-------- Source data --------

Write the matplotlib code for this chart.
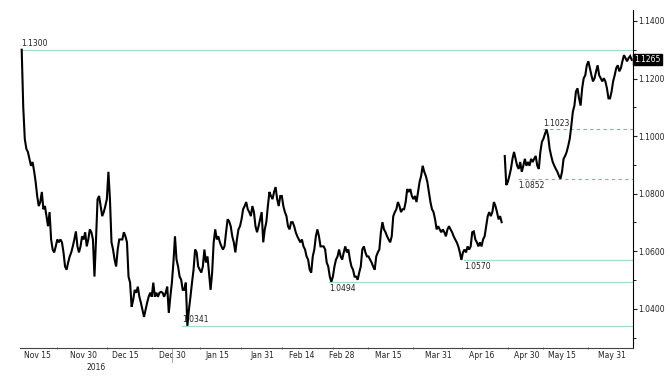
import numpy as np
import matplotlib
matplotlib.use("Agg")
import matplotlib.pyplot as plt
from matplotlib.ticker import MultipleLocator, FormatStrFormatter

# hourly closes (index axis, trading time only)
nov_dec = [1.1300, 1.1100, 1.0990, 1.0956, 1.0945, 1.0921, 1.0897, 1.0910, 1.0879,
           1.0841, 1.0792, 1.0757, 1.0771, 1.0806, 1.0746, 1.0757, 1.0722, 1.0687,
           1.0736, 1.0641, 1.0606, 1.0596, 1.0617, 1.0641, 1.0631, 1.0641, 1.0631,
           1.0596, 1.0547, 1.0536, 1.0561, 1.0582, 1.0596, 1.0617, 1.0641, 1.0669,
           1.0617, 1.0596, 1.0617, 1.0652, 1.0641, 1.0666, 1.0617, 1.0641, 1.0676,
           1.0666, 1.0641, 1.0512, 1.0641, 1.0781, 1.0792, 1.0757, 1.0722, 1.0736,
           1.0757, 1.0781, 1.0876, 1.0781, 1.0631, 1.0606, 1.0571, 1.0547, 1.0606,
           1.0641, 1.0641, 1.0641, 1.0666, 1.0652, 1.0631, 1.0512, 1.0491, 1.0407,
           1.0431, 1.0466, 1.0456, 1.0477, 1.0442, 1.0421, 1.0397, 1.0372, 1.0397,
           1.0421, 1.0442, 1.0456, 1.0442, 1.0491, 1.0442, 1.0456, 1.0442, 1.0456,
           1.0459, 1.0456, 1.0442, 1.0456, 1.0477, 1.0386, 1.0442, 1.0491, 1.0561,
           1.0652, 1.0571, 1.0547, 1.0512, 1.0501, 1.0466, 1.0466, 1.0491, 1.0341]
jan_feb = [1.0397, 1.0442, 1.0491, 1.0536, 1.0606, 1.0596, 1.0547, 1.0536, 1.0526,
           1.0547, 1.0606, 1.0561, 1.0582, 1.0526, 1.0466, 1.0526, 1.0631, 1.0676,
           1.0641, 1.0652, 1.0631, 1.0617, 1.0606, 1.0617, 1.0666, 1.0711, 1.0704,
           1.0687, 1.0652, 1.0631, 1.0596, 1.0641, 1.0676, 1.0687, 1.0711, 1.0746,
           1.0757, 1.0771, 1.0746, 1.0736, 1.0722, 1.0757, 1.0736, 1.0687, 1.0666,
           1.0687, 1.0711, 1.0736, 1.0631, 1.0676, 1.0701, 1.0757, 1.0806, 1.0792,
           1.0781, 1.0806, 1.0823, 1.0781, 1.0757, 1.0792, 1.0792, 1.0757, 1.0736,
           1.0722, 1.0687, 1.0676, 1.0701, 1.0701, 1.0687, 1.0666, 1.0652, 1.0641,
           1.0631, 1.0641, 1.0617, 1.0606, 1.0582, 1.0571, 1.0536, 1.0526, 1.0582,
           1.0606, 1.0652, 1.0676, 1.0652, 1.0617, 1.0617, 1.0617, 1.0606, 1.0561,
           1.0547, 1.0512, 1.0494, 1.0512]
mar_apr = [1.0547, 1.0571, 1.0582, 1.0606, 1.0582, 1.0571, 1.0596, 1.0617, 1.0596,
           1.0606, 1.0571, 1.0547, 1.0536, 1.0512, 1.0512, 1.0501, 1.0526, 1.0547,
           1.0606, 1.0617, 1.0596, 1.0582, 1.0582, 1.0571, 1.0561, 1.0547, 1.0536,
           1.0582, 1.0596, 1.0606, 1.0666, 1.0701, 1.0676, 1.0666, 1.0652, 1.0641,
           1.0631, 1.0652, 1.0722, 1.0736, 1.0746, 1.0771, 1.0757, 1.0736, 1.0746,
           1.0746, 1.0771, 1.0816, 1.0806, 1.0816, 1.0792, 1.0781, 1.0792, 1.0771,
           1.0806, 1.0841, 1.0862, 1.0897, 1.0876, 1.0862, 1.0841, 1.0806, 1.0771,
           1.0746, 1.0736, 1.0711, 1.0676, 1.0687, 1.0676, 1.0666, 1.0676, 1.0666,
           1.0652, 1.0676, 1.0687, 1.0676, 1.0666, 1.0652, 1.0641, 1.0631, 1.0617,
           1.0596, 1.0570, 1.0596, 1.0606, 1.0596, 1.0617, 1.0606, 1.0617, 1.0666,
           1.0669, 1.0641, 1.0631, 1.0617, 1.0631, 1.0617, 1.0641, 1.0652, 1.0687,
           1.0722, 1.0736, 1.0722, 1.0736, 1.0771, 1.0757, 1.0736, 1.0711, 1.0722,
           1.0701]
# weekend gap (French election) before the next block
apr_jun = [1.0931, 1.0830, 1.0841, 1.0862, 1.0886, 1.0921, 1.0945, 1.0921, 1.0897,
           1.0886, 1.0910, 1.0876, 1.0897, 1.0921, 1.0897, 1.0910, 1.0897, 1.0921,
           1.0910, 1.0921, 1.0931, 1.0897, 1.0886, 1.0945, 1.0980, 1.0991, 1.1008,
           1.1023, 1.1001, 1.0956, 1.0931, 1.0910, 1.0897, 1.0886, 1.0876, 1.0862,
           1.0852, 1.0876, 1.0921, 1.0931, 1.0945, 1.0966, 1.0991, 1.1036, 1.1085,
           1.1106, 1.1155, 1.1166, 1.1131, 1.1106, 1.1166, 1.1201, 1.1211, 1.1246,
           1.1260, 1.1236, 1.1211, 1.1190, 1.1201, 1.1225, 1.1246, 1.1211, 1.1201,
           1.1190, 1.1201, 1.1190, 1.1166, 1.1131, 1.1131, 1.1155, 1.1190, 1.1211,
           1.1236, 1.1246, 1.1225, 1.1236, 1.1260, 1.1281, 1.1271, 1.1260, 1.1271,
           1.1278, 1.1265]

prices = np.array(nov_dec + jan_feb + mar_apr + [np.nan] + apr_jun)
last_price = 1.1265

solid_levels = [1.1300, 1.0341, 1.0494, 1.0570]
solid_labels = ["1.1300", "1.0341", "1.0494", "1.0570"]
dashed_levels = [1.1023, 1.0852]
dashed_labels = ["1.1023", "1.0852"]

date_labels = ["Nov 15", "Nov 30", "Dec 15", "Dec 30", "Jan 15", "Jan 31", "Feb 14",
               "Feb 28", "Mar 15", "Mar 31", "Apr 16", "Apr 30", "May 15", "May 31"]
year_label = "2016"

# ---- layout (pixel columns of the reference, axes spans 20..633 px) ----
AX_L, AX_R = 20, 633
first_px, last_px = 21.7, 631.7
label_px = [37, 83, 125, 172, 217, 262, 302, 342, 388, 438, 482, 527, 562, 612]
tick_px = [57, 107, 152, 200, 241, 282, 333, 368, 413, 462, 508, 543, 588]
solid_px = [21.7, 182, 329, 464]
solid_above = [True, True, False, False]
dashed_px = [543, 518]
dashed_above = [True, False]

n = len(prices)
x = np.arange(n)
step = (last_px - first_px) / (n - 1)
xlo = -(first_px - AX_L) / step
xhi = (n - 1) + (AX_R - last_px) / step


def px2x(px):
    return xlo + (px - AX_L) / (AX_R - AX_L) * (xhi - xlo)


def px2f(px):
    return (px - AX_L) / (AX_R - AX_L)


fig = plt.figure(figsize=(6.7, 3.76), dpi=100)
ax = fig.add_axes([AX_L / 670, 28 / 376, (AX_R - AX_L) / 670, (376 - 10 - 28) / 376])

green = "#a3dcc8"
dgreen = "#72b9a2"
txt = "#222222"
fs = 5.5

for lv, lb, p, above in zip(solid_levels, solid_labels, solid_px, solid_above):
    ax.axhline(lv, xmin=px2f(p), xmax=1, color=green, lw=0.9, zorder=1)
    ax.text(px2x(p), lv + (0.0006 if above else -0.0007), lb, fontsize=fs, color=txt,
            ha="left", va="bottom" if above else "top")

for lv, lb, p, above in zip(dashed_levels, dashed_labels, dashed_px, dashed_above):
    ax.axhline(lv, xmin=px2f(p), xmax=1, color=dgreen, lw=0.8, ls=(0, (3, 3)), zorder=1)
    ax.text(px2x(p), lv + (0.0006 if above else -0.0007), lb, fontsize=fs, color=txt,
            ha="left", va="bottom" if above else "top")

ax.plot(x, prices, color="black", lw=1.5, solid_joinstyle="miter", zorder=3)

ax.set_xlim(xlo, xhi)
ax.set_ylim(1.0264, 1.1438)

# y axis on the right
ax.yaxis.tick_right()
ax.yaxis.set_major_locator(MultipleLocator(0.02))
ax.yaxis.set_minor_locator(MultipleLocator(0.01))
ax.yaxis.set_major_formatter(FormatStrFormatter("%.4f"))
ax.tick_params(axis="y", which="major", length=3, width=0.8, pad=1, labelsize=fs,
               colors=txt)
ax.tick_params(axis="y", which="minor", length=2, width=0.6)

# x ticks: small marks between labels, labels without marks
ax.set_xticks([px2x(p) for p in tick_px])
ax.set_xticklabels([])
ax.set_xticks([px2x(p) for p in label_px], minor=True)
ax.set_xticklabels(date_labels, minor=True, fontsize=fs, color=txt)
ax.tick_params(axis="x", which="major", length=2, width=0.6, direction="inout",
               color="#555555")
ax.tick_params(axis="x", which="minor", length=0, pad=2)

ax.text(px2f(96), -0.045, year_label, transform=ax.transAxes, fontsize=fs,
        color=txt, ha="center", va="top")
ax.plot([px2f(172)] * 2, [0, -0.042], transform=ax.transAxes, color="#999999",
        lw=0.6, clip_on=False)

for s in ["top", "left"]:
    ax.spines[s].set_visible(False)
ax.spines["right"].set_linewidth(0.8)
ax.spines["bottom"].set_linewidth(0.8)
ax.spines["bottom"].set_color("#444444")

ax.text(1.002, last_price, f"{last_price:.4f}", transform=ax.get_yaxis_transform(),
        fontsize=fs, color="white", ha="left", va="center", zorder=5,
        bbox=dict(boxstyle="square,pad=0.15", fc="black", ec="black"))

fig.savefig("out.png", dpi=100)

--------

Set exercise
Exactly restate the lines from the beginning of the data through the line with "from matplotlib.ticker import", and no others, keeping pictures out.

Solution for this task
Write the matplotlib code for this chart.
import numpy as np
import matplotlib
matplotlib.use("Agg")
import matplotlib.pyplot as plt
from matplotlib.ticker import MultipleLocator, FormatStrFormatter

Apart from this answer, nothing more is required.